| What is expected |
Each line from the top of the listing through the one holding "end_date = '2013-07-01'" should be restated word for word, with nothing added and no pictures.

------------------------------

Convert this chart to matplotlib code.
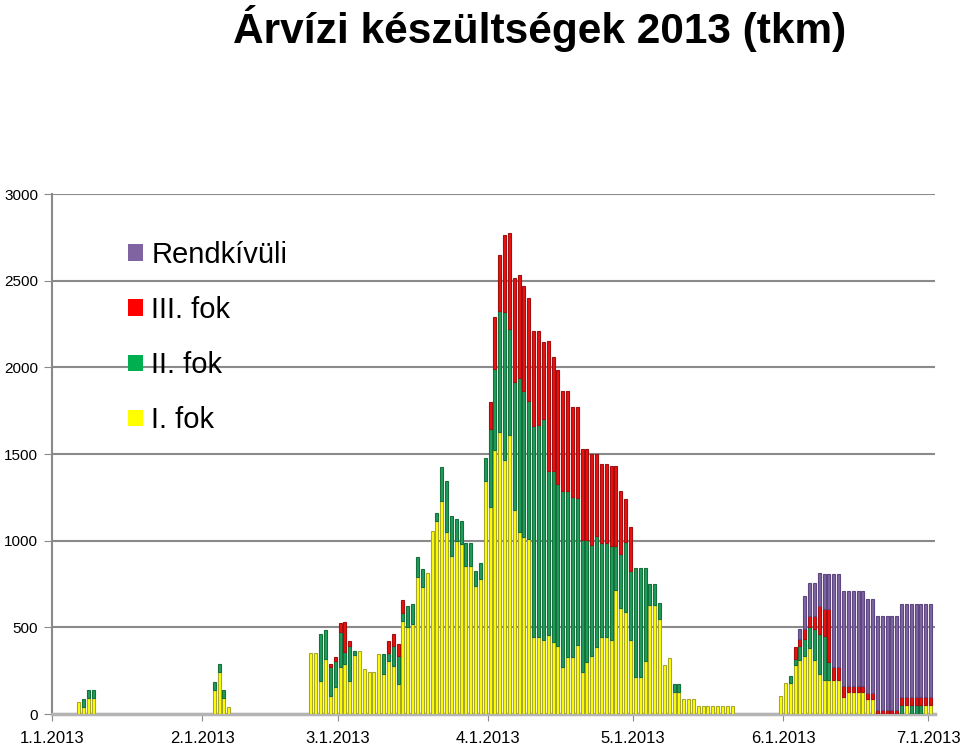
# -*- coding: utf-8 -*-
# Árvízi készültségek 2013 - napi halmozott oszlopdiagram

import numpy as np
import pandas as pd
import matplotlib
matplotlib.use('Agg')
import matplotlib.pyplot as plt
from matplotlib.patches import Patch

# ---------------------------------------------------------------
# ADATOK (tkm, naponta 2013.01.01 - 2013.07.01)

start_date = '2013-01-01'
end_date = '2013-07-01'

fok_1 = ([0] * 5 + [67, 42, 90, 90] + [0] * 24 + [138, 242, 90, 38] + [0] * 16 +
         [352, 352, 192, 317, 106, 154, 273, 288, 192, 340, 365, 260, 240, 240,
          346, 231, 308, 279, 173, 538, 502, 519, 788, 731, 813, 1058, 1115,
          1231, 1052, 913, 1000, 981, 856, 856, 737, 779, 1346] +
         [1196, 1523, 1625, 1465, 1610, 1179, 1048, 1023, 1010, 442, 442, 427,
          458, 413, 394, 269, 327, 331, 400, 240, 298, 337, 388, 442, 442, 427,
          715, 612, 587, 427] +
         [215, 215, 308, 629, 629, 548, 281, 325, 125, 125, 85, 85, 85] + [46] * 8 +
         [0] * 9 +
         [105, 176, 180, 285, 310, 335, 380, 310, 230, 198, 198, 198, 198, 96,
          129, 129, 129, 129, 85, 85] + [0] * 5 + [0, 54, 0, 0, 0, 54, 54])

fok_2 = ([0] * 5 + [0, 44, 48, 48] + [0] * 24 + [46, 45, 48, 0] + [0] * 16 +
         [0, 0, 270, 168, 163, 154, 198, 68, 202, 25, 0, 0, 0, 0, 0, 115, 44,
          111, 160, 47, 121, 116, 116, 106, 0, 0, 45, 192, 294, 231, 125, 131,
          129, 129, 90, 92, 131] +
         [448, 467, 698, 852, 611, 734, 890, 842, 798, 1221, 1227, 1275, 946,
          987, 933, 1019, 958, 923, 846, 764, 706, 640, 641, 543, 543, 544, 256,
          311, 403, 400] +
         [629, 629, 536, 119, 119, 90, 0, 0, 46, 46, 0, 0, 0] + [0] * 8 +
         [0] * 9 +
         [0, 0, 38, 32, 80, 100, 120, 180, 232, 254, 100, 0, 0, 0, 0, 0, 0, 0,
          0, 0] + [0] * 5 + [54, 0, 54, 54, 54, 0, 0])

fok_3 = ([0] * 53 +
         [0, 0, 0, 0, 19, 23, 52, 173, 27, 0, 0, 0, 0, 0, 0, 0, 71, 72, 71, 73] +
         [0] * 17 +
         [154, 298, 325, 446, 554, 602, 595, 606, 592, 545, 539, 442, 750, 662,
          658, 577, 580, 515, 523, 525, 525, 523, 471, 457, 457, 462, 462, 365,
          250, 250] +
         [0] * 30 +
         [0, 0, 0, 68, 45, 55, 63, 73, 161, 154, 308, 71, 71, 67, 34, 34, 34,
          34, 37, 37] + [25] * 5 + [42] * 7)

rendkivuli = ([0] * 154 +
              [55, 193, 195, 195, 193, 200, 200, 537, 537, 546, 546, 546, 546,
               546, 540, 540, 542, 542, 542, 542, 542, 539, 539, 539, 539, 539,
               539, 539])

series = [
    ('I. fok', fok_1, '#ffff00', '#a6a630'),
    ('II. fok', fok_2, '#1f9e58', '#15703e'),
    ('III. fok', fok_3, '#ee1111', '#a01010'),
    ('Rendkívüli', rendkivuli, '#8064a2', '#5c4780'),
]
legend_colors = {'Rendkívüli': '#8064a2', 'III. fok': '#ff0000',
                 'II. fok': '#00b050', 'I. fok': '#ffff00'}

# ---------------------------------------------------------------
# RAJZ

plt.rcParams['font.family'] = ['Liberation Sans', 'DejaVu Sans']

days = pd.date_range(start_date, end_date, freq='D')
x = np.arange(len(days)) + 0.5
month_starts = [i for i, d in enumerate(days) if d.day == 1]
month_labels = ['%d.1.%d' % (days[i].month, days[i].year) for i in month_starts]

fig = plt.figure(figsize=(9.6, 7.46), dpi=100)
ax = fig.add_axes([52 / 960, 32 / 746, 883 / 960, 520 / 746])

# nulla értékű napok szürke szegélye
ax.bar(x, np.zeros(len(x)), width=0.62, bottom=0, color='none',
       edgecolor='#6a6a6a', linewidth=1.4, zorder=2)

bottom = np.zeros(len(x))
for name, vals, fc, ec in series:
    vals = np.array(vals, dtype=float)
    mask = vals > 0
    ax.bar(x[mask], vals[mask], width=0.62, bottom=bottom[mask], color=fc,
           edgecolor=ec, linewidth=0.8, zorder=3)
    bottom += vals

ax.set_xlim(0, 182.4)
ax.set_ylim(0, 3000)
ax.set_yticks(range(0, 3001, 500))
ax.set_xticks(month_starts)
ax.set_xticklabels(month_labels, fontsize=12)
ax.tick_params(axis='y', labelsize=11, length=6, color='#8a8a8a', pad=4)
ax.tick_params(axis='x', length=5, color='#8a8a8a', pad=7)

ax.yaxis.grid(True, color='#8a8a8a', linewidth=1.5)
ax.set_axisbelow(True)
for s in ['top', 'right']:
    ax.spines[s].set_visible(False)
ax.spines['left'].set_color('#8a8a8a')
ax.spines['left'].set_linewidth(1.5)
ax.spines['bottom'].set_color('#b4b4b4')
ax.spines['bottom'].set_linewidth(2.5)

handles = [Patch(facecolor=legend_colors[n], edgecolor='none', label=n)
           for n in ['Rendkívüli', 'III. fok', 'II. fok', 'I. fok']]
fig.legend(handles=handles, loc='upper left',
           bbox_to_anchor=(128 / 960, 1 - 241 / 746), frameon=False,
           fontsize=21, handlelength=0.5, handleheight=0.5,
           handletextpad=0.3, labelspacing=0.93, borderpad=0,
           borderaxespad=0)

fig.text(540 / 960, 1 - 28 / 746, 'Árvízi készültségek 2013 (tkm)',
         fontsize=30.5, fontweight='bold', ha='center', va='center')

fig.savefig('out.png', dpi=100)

------------------------------

| Result of the task |
Convert this chart to matplotlib code.
# -*- coding: utf-8 -*-
# Árvízi készültségek 2013 - napi halmozott oszlopdiagram

import numpy as np
import pandas as pd
import matplotlib
matplotlib.use('Agg')
import matplotlib.pyplot as plt
from matplotlib.patches import Patch

# ---------------------------------------------------------------
# ADATOK (tkm, naponta 2013.01.01 - 2013.07.01)

start_date = '2013-01-01'
end_date = '2013-07-01'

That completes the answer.